• [DIRECTIONS FOR THIS TASK]: Omit every picture and return the rest of the data unaltered.

━━ EXERCISE MATERIAL

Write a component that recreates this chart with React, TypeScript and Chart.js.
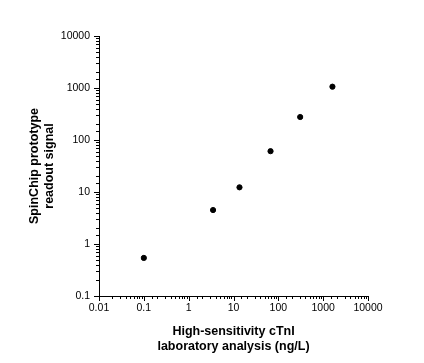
import React, { useEffect, useRef } from "react";
import { Chart, registerables } from "chart.js";

Chart.register(...registerables);

const hsCtnI = [0.1, 3.5, 13.6, 67, 307, 1610];
const spinChipSignal = [0.54, 4.5, 12.3, 61, 277, 1060];
const xTickLabels = ["0.01", "0.1", "1", "10", "100", "1000", "10000"];
const yTickLabels = ["0.1", "1", "10", "100", "1000", "10000"];
const xTitle = ["High-sensitivity cTnI", "laboratory analysis (ng/L)"];
const yTitle = ["SpinChip prototype", "readout signal"];

const FONT = "'Liberation Sans', Arial, Helvetica, sans-serif";

function labelFor(list: string[], value: number): string {
  const hit = list.find((s) => Math.abs(Number(s) - value) / value < 1e-6);
  return hit ?? "";
}

const tickMarks = {
  id: "tickMarks",
  afterDraw(chart: any) {
    const ctx = chart.ctx;
    ctx.save();
    ctx.strokeStyle = "#000";
    ctx.lineWidth = 1;
    const xs = chart.scales.x;
    const ys = chart.scales.y;
    const isMajor = (v: number) => {
      const l = Math.log10(v);
      return Math.abs(l - Math.round(l)) < 1e-6;
    };
    xs.ticks.forEach((t: any) => {
      const px = Math.round(xs.getPixelForValue(t.value)) + 0.5;
      const len = isMajor(t.value) ? 5 : 3;
      ctx.beginPath();
      ctx.moveTo(px, ys.bottom);
      ctx.lineTo(px, ys.bottom + len);
      ctx.stroke();
    });
    ys.ticks.forEach((t: any) => {
      const py = Math.round(ys.getPixelForValue(t.value)) + 0.5;
      const len = isMajor(t.value) ? 5 : 3;
      ctx.beginPath();
      ctx.moveTo(xs.left, py);
      ctx.lineTo(xs.left - len, py);
      ctx.stroke();
    });
    ctx.restore();
  },
};

export default function App() {
  const ref = useRef<HTMLCanvasElement | null>(null);
  useEffect(() => {
    if (!ref.current) return;
    const chart = new Chart(ref.current, {
      type: "scatter",
      data: {
        datasets: [
          {
            data: hsCtnI.map((x, i) => ({ x, y: spinChipSignal[i] })),
            backgroundColor: "#000",
            borderColor: "#000",
            pointRadius: 2.6,
            pointHoverRadius: 2.6,
          },
        ],
      },
      options: {
        animation: false,
        responsive: true,
        maintainAspectRatio: false,
        layout: { padding: { top: 36, right: 56, left: 0, bottom: 0 } },
        plugins: { legend: { display: false }, tooltip: { enabled: false } },
        scales: {
          x: {
            type: "logarithmic",
            min: 0.01,
            max: 10000,
            grid: { display: false, drawTicks: false },
            border: { display: true, color: "#000", width: 1 },
            ticks: {
              autoSkip: false,
              maxRotation: 0,
              padding: 6,
              color: "#000",
              font: { family: FONT, size: 10.5 },
              callback: (v: any) => labelFor(xTickLabels, Number(v)),
            },
            title: {
              display: true,
              text: xTitle,
              color: "#000",
              font: { family: FONT, size: 12.5, weight: "bold", lineHeight: 1.2 },
              padding: { top: 4, bottom: 8.5 },
            },
            afterFit: (s: any) => {
              s.height = 67;
            },
          },
          y: {
            type: "logarithmic",
            min: 0.1,
            max: 10000,
            grid: { display: false, drawTicks: false },
            border: { display: true, color: "#000", width: 1 },
            ticks: {
              autoSkip: false,
              padding: 9,
              color: "#000",
              font: { family: FONT, size: 10.5 },
              callback: (v: any) => labelFor(yTickLabels, Number(v)),
            },
            title: {
              display: true,
              text: yTitle,
              color: "#000",
              font: { family: FONT, size: 12.5, weight: "bold", lineHeight: 1.2 },
              padding: { top: 27.5, bottom: 0 },
            },
            afterFit: (s: any) => {
              s.width = 99;
            },
          },
        },
      },
      plugins: [tickMarks],
    });
    return () => chart.destroy();
  }, []);
  return (
    <div style={{ position: "fixed", left: 0, top: 0, width: 424, height: 363, background: "#fff" }}>
      <canvas ref={ref} />
    </div>
  );
}
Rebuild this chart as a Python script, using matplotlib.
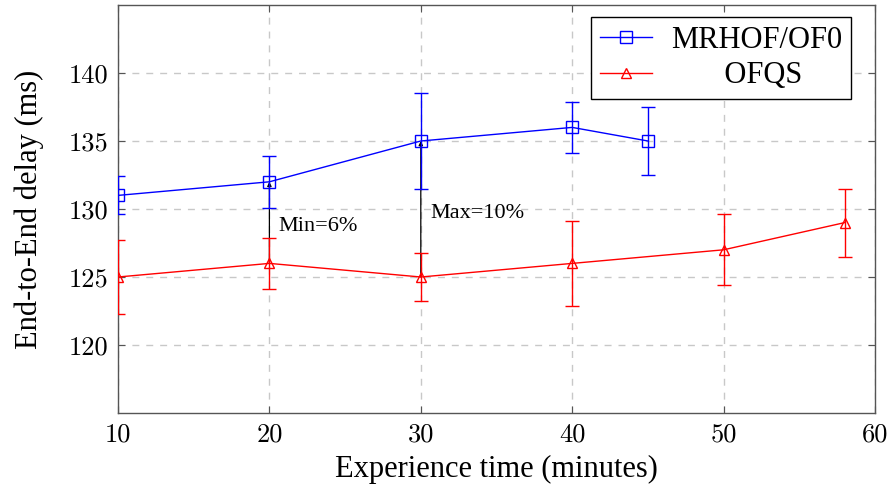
import numpy as np
import matplotlib
matplotlib.use("Agg")
import matplotlib.pyplot as plt
from matplotlib.lines import Line2D

# data
x_mrhof = [10, 20, 30, 40, 45]
y_mrhof = [131, 132, 135, 136, 135]
err_mrhof = [1.4, 1.9, 3.5, 1.9, 2.5]

x_ofqs = [10, 20, 30, 40, 50, 58]
y_ofqs = [125, 126, 125, 126, 127, 129]
err_ofqs = [2.7, 1.85, 1.8, 3.15, 2.6, 2.5]

xticks = [10, 20, 30, 40, 50, 60]
yticks = [120, 125, 130, 135, 140]

# gap annotations: (x, low, high, label)
gaps = [(20, 126, 132, "Min=6%"), (30, 125, 135, "Max=10%")]

plt.rcParams["font.family"] = ["Liberation Serif", "DejaVu Serif"]

fig = plt.figure(figsize=(8.9, 4.93), dpi=100)
ax = fig.add_axes([118 / 890, (493 - 413) / 493, (875 - 118) / 890, (413 - 5) / 493])

style = dict(markerfacecolor="none", markeredgewidth=1.0, linewidth=1.0,
             elinewidth=1.0, capsize=5, capthick=1.0, zorder=3)
ax.errorbar(x_mrhof, y_mrhof, yerr=err_mrhof, color="blue", marker="s",
            markersize=9, **style)
ax.errorbar(x_ofqs, y_ofqs, yerr=err_ofqs, color="red", marker="^",
            markersize=7, **style)

for gx, lo, hi, txt in gaps:
    ax.annotate("", xy=(gx, hi), xytext=(gx, lo),
                arrowprops=dict(arrowstyle="-|>", color="black", lw=0.9,
                                mutation_scale=6, shrinkA=0, shrinkB=0),
                zorder=2)
    ax.text(gx + 0.6, (lo + hi) / 2 - 0.3, txt, fontsize=16,
            va="center", ha="left")

ax.set_xlim(10, 60)
ax.set_ylim(115, 145)
ax.set_xticks(xticks)
ax.set_xticklabels([str(v) for v in xticks], fontfamily="cmr10")
ax.set_yticks(yticks)
ax.set_yticklabels([str(v) for v in yticks], fontfamily="cmr10")
ax.grid(True, linestyle=(0, (5, 5)), color="#c8c8c8", linewidth=1.0)
ax.set_axisbelow(True)
ax.tick_params(direction="in", top=True, right=True, length=5,
               color="#555555", labelsize=19, pad=7)
for sp in ax.spines.values():
    sp.set_color("#555555")
    sp.set_linewidth(1.0)

ax.set_xlabel("Experience time (minutes)", fontsize=22, labelpad=6)
ax.set_ylabel("End-to-End delay (ms)", fontsize=22, labelpad=18)

handles = [
    Line2D([], [], color="blue", marker="s", markersize=9,
           markerfacecolor="none", linewidth=1.0),
    Line2D([], [], color="red", marker="^", markersize=7,
           markerfacecolor="none", linewidth=1.0),
]
leg = ax.legend(handles, ["MRHOF/OF0", "       OFQS"], loc="upper right",
                fontsize=22, frameon=True, fancybox=False, edgecolor="black",
                framealpha=1, bbox_to_anchor=(1 - 24 / 757, 1 - 12 / 408),
                borderaxespad=0, handlelength=1.7, handletextpad=0.6,
                borderpad=0.3, labelspacing=0.2)
leg.get_frame().set_linewidth(1.0)

fig.savefig("out.png", dpi=100)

━━━━

• [RESULT OF THE TASK]:
Write a component that recreates this chart with React, TypeScript and Chart.js.
import React, { useEffect, useRef } from "react";
import { Chart, registerables } from "chart.js";

Chart.register(...registerables);

const hsCtnI = [0.1, 3.5, 13.6, 67, 307, 1610];
const spinChipSignal = [0.54, 4.5, 12.3, 61, 277, 1060];
const xTickLabels = ["0.01", "0.1", "1", "10", "100", "1000", "10000"];
const yTickLabels = ["0.1", "1", "10", "100", "1000", "10000"];
const xTitle = ["High-sensitivity cTnI", "laboratory analysis (ng/L)"];
const yTitle = ["SpinChip prototype", "readout signal"];

const FONT = "'Liberation Sans', Arial, Helvetica, sans-serif";

function labelFor(list: string[], value: number): string {
  const hit = list.find((s) => Math.abs(Number(s) - value) / value < 1e-6);
  return hit ?? "";
}

const tickMarks = {
  id: "tickMarks",
  afterDraw(chart: any) {
    const ctx = chart.ctx;
    ctx.save();
    ctx.strokeStyle = "#000";
    ctx.lineWidth = 1;
    const xs = chart.scales.x;
    const ys = chart.scales.y;
    const isMajor = (v: number) => {
      const l = Math.log10(v);
      return Math.abs(l - Math.round(l)) < 1e-6;
    };
    xs.ticks.forEach((t: any) => {
      const px = Math.round(xs.getPixelForValue(t.value)) + 0.5;
      const len = isMajor(t.value) ? 5 : 3;
      ctx.beginPath();
      ctx.moveTo(px, ys.bottom);
      ctx.lineTo(px, ys.bottom + len);
      ctx.stroke();
    });
    ys.ticks.forEach((t: any) => {
      const py = Math.round(ys.getPixelForValue(t.value)) + 0.5;
      const len = isMajor(t.value) ? 5 : 3;
      ctx.beginPath();
      ctx.moveTo(xs.left, py);
      ctx.lineTo(xs.left - len, py);
      ctx.stroke();
    });
    ctx.restore();
  },
};

export default function App() {
  const ref = useRef<HTMLCanvasElement | null>(null);
  useEffect(() => {
    if (!ref.current) return;
    const chart = new Chart(ref.current, {
      type: "scatter",
      data: {
        datasets: [
          {
            data: hsCtnI.map((x, i) => ({ x, y: spinChipSignal[i] })),
            backgroundColor: "#000",
            borderColor: "#000",
            pointRadius: 2.6,
            pointHoverRadius: 2.6,
          },
        ],
      },
      options: {
        animation: false,
        responsive: true,
        maintainAspectRatio: false,
        layout: { padding: { top: 36, right: 56, left: 0, bottom: 0 } },
        plugins: { legend: { display: false }, tooltip: { enabled: false } },
        scales: {
          x: {
            type: "logarithmic",
            min: 0.01,
            max: 10000,
            grid: { display: false, drawTicks: false },
            border: { display: true, color: "#000", width: 1 },
            ticks: {
              autoSkip: false,
              maxRotation: 0,
              padding: 6,
              color: "#000",
              font: { family: FONT, size: 10.5 },
              callback: (v: any) => labelFor(xTickLabels, Number(v)),
            },
            title: {
              display: true,
              text: xTitle,
              color: "#000",
              font: { family: FONT, size: 12.5, weight: "bold", lineHeight: 1.2 },
              padding: { top: 4, bottom: 8.5 },
            },
            afterFit: (s: any) => {
              s.height = 67;
            },
          },
          y: {
            type: "logarithmic",
            min: 0.1,
            max: 10000,
            grid: { display: false, drawTicks: false },
            border: { display: true, color: "#000", width: 1 },
            ticks: {
              autoSkip: false,
              padding: 9,
              color: "#000",
              font: { family: FONT, size: 10.5 },
              callback: (v: any) => labelFor(yTickLabels, Number(v)),
            },
            title: {
              display: true,
              text: yTitle,
              color: "#000",
              font: { family: FONT, size: 12.5, weight: "bold", lineHeight: 1.2 },
              padding: { top: 27.5, bottom: 0 },
            },
            afterFit: (s: any) => {
              s.width = 99;
            },
          },
        },
      },
      plugins: [tickMarks],
    });
    return () => chart.destroy();
  }, []);
  return (
    <div style={{ position: "fixed", left: 0, top: 0, width: 424, height: 363, background: "#fff" }}>
      <canvas ref={ref} />
    </div>
  );
}
Rebuild this chart as a Python script, using matplotlib.
import numpy as np
import matplotlib
matplotlib.use("Agg")
import matplotlib.pyplot as plt
from matplotlib.lines import Line2D

# data
x_mrhof = [10, 20, 30, 40, 45]
y_mrhof = [131, 132, 135, 136, 135]
err_mrhof = [1.4, 1.9, 3.5, 1.9, 2.5]

x_ofqs = [10, 20, 30, 40, 50, 58]
y_ofqs = [125, 126, 125, 126, 127, 129]
err_ofqs = [2.7, 1.85, 1.8, 3.15, 2.6, 2.5]

xticks = [10, 20, 30, 40, 50, 60]
yticks = [120, 125, 130, 135, 140]

# gap annotations: (x, low, high, label)
gaps = [(20, 126, 132, "Min=6%"), (30, 125, 135, "Max=10%")]

plt.rcParams["font.family"] = ["Liberation Serif", "DejaVu Serif"]

fig = plt.figure(figsize=(8.9, 4.93), dpi=100)
ax = fig.add_axes([118 / 890, (493 - 413) / 493, (875 - 118) / 890, (413 - 5) / 493])

style = dict(markerfacecolor="none", markeredgewidth=1.0, linewidth=1.0,
             elinewidth=1.0, capsize=5, capthick=1.0, zorder=3)
ax.errorbar(x_mrhof, y_mrhof, yerr=err_mrhof, color="blue", marker="s",
            markersize=9, **style)
ax.errorbar(x_ofqs, y_ofqs, yerr=err_ofqs, color="red", marker="^",
            markersize=7, **style)

for gx, lo, hi, txt in gaps:
    ax.annotate("", xy=(gx, hi), xytext=(gx, lo),
                arrowprops=dict(arrowstyle="-|>", color="black", lw=0.9,
                                mutation_scale=6, shrinkA=0, shrinkB=0),
                zorder=2)
    ax.text(gx + 0.6, (lo + hi) / 2 - 0.3, txt, fontsize=16,
            va="center", ha="left")

ax.set_xlim(10, 60)
ax.set_ylim(115, 145)
ax.set_xticks(xticks)
ax.set_xticklabels([str(v) for v in xticks], fontfamily="cmr10")
ax.set_yticks(yticks)
ax.set_yticklabels([str(v) for v in yticks], fontfamily="cmr10")
ax.grid(True, linestyle=(0, (5, 5)), color="#c8c8c8", linewidth=1.0)
ax.set_axisbelow(True)
ax.tick_params(direction="in", top=True, right=True, length=5,
               color="#555555", labelsize=19, pad=7)
for sp in ax.spines.values():
    sp.set_color("#555555")
    sp.set_linewidth(1.0)

ax.set_xlabel("Experience time (minutes)", fontsize=22, labelpad=6)
ax.set_ylabel("End-to-End delay (ms)", fontsize=22, labelpad=18)

handles = [
    Line2D([], [], color="blue", marker="s", markersize=9,
           markerfacecolor="none", linewidth=1.0),
    Line2D([], [], color="red", marker="^", markersize=7,
           markerfacecolor="none", linewidth=1.0),
]
leg = ax.legend(handles, ["MRHOF/OF0", "       OFQS"], loc="upper right",
                fontsize=22, frameon=True, fancybox=False, edgecolor="black",
                framealpha=1, bbox_to_anchor=(1 - 24 / 757, 1 - 12 / 408),
                borderaxespad=0, handlelength=1.7, handletextpad=0.6,
                borderpad=0.3, labelspacing=0.2)
leg.get_frame().set_linewidth(1.0)

fig.savefig("out.png", dpi=100)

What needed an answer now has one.